The Stillfolk take a different approach: they channel magic inward, enhancing their physical forms rather than changing them. Where the Beastkin become something else, the Stillfolk become more of what they already are.

V

Structured Magic

The warlock hierarchy practices structured magic — disciplined, catalogued, and bound by institutional rules. Their system values obedience and form above all else. A warlock’s power is real, but it is constrained by training and rank.

Structured magic is reliable. It is reproducible. It is safe. And it is the mechanism by which the hierarchy maintains control. By defining what magic is allowed to be, the institution ensures that no individual becomes more powerful than the system itself.

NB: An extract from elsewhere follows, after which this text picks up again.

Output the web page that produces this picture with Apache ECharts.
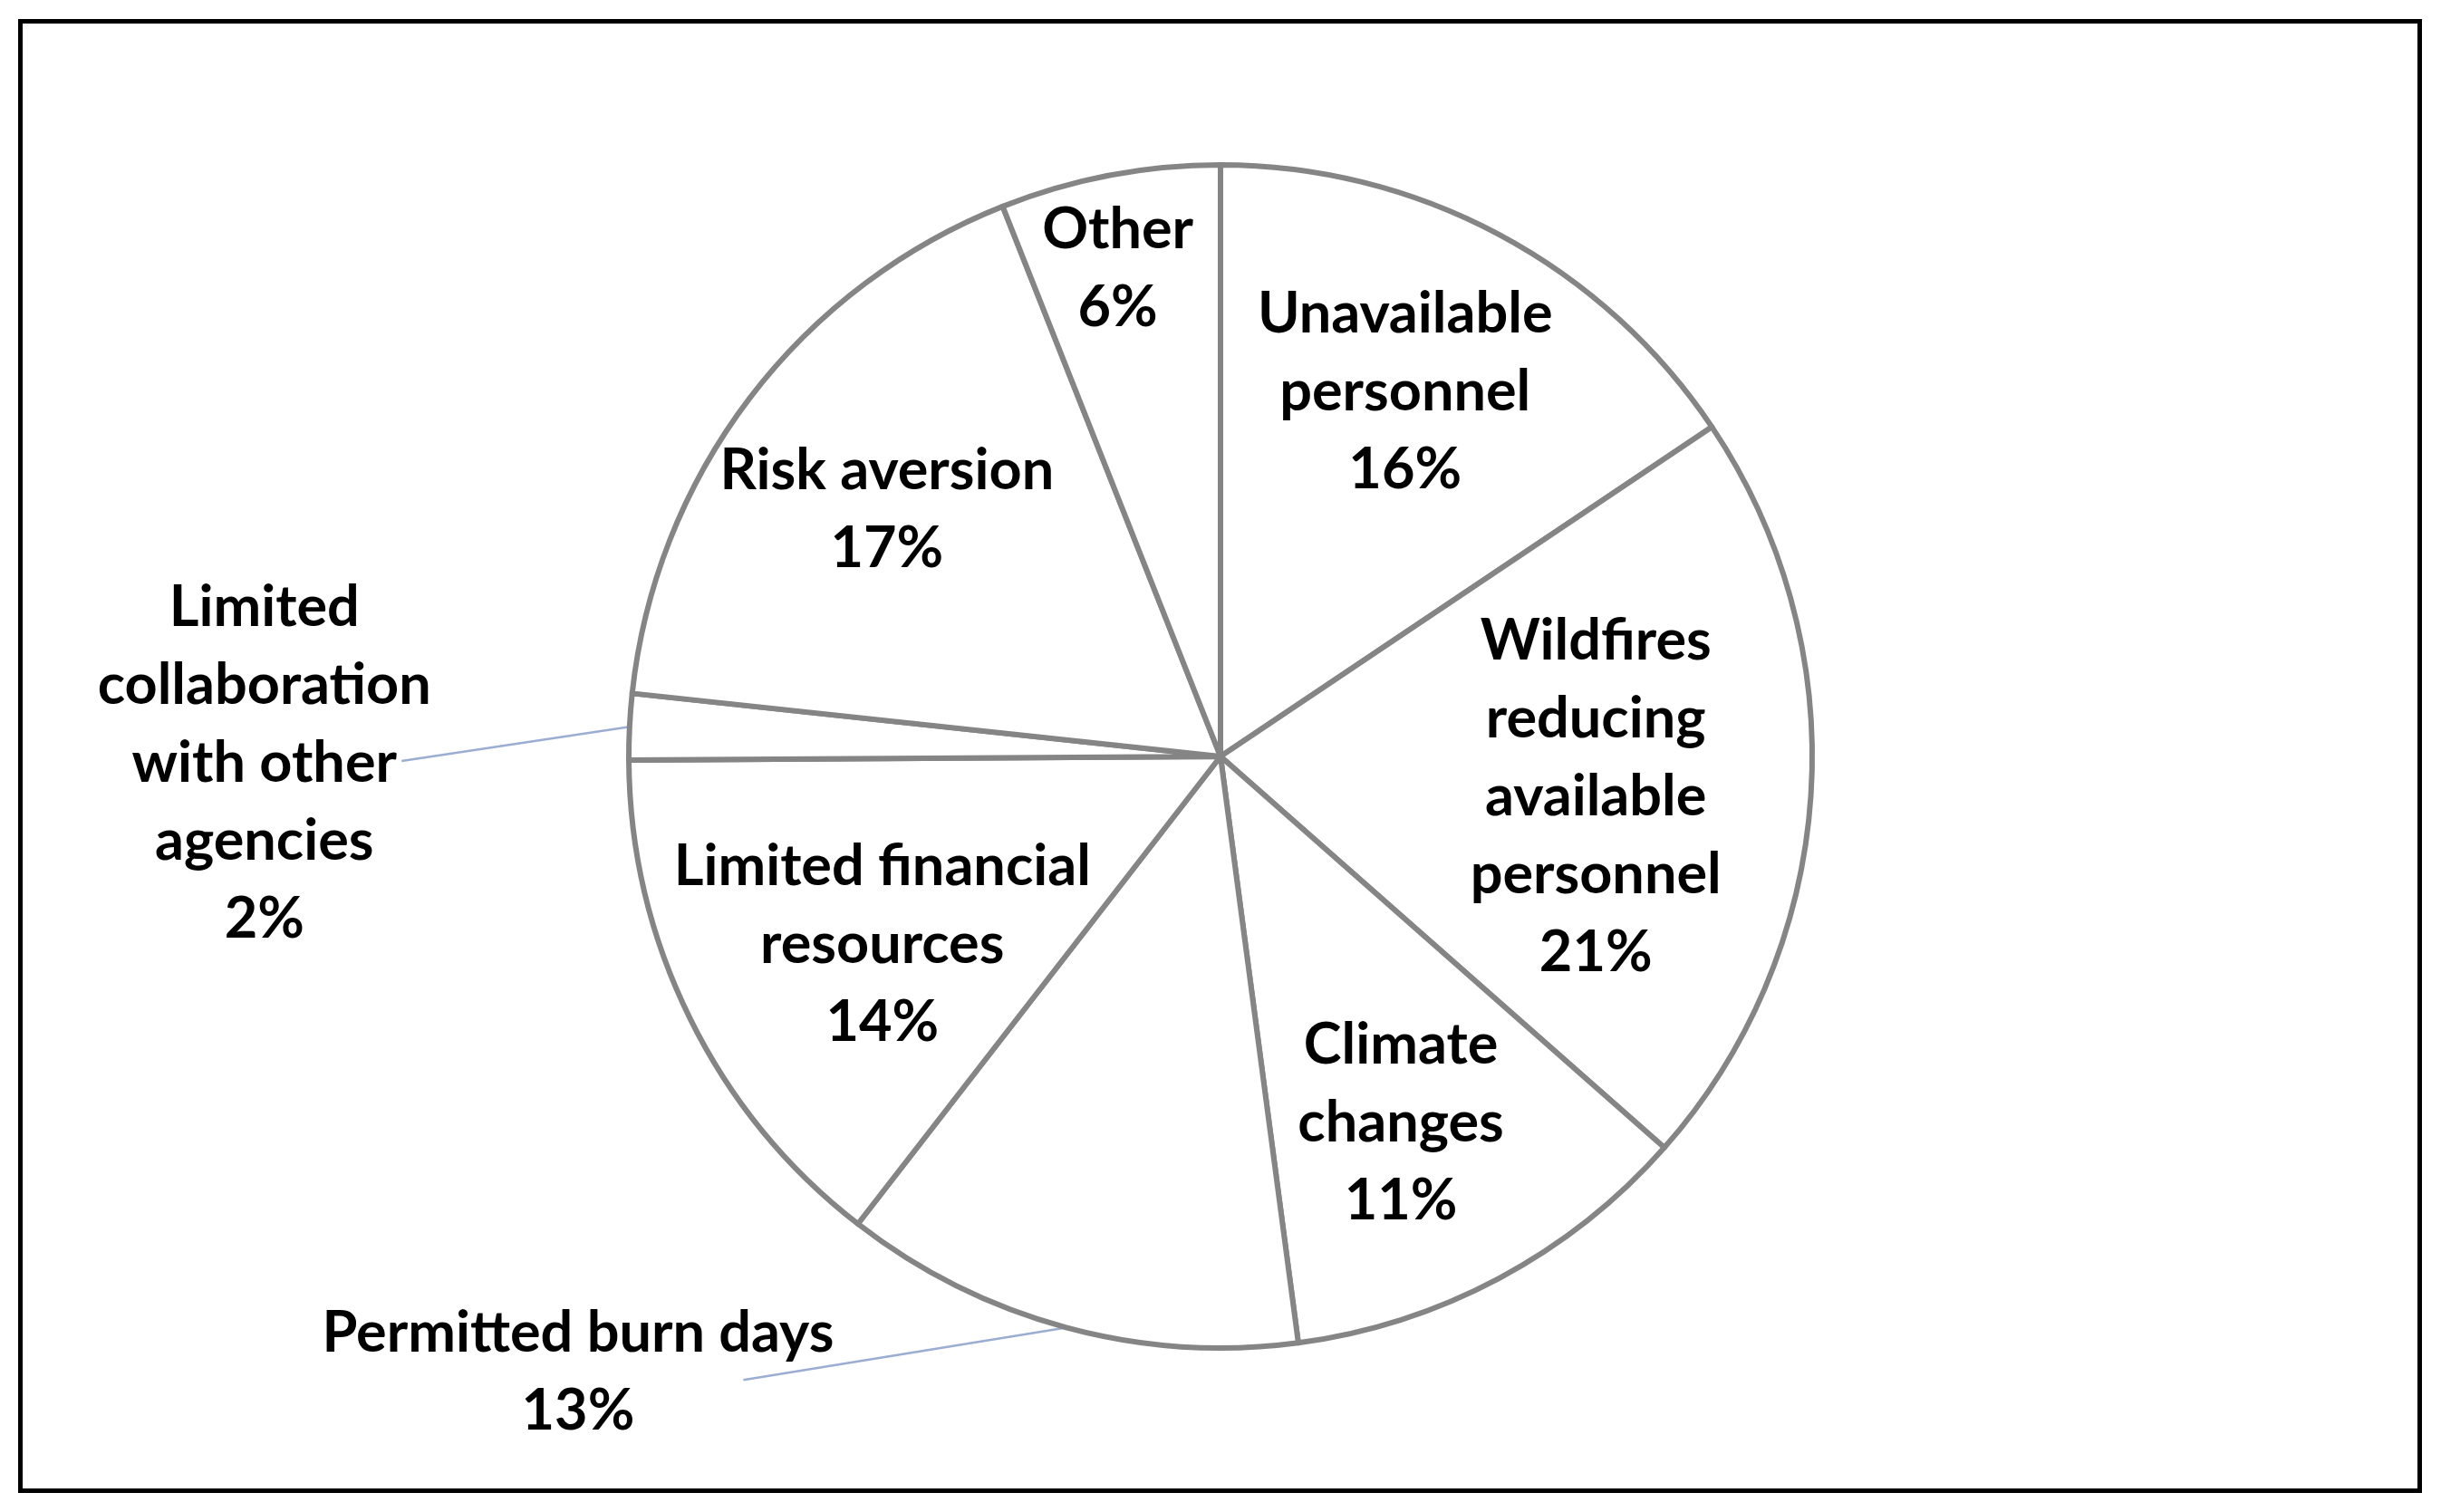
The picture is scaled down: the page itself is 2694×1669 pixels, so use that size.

The hierarchy does not fear powerful practitioners. It fears unstructured power — magic that does not follow the rules, that cannot be catalogued, that renders the entire system irrelevant.

VI

Will

Beyond structured magic, beyond embodied magic, beyond everything the warlock hierarchy can catalogue and control, there is Will. A separate force entirely. Will does not increase magic — it makes magic inevitable.

When someone channels Will, the normal rules cease to apply. Coherence requirements vanish. Overreach thresholds become irrelevant. The practitioner simply decides what will happen, and reality complies. It is not power in the traditional sense. It is causation.

Alaric is the only known person to channel Will and survive. The warlocks fear it because it renders their entire system — their hierarchy, their rules, their carefully maintained structures of control — meaningless.

The cost of Will is absolute. It strips away everything that makes a person recognizable — relationships, memory, identity. What remains is capability without context. Power without self. The question is not whether Alaric can channel Will. The question is whether the person who emerges on the other side is still Alaric.

VII

The Progression

Alaric’s journey through the magic system is a progression through escalating costs. He begins within the structure — disciplined, obedient, powerful within the rules. He is the system’s ideal product.

When the system betrays him, he is forced beyond its boundaries. He discovers embodied magic, shapeshifting, and the raw capabilities that structured magic was designed to suppress. Each step costs more than the last.

The final stage — Will — is not a reward. It is a last resort. It is what happens when a man who has lost everything discovers that he still has one thing left: the ability to make the world answer for what it took from him. The cost is everything he has left to lose.